Colección: La Educación
Número: (117) I
Año: 1994
Background and Conceptual Framework
The persistent backwardness of the Brazilian educational system has been recognized, analyzed, and discussed for more than six decades. Before the Revolution of 1930, politicians and policymakers began to acknowledge that to join the ranks of the developed countries, Brazil would require vast improvements in the performance of the educational system and in the educational attainments of Brazilian citizens (Romanelli 1978). In their development plans and policy documents, successive governments have invariably acknowledged the countrys educational problems and the threat they pose to future economic growth and social well-being. Both military and civilian regimes have called for the expansion and improvement of the school system, assigning the highest priority to the achievement of universal primary schooling and the elimination of illiteracy.

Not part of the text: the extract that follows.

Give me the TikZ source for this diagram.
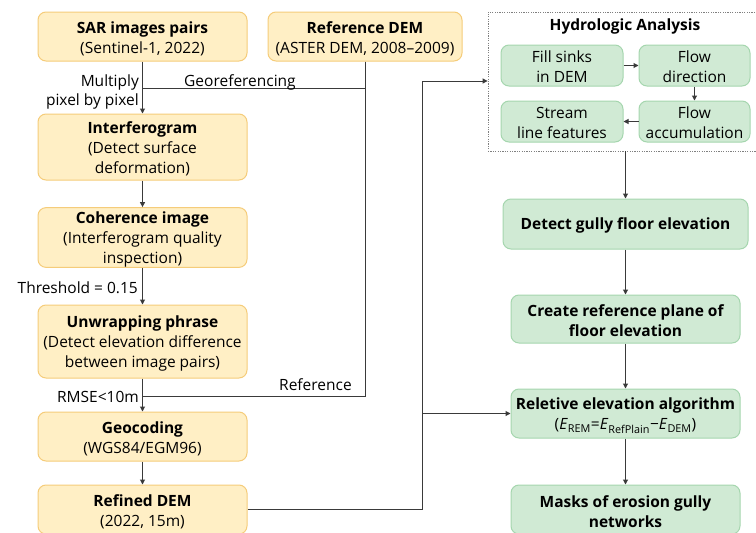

Since 1930 much has changed for the better: enrollment rates at all levels have greatly increased, universities have proliferated, and literacy rates have risen sharply. Brazil nevertheless continues to lag behind other countries on virtually all indices of educational development. The Ministry of Education (MEC) estimates that only 82 percent of children between the ages of seven and fourteen are enrolled and that nearly five million children of compulsory attendance age are not in school. Only 16 percent of those between the ages of fifteen and nineteen are enrolled in secondary schools (see Table 1). The literacy rate among adults is approximately 80 percent, which means that more than 17 million Brazilians cannot read and write (MEC 1990). Far from matching the educational standards of Europe and North America, educational standards in 1990 barely exceed those of the poorest countries in the hemisphere.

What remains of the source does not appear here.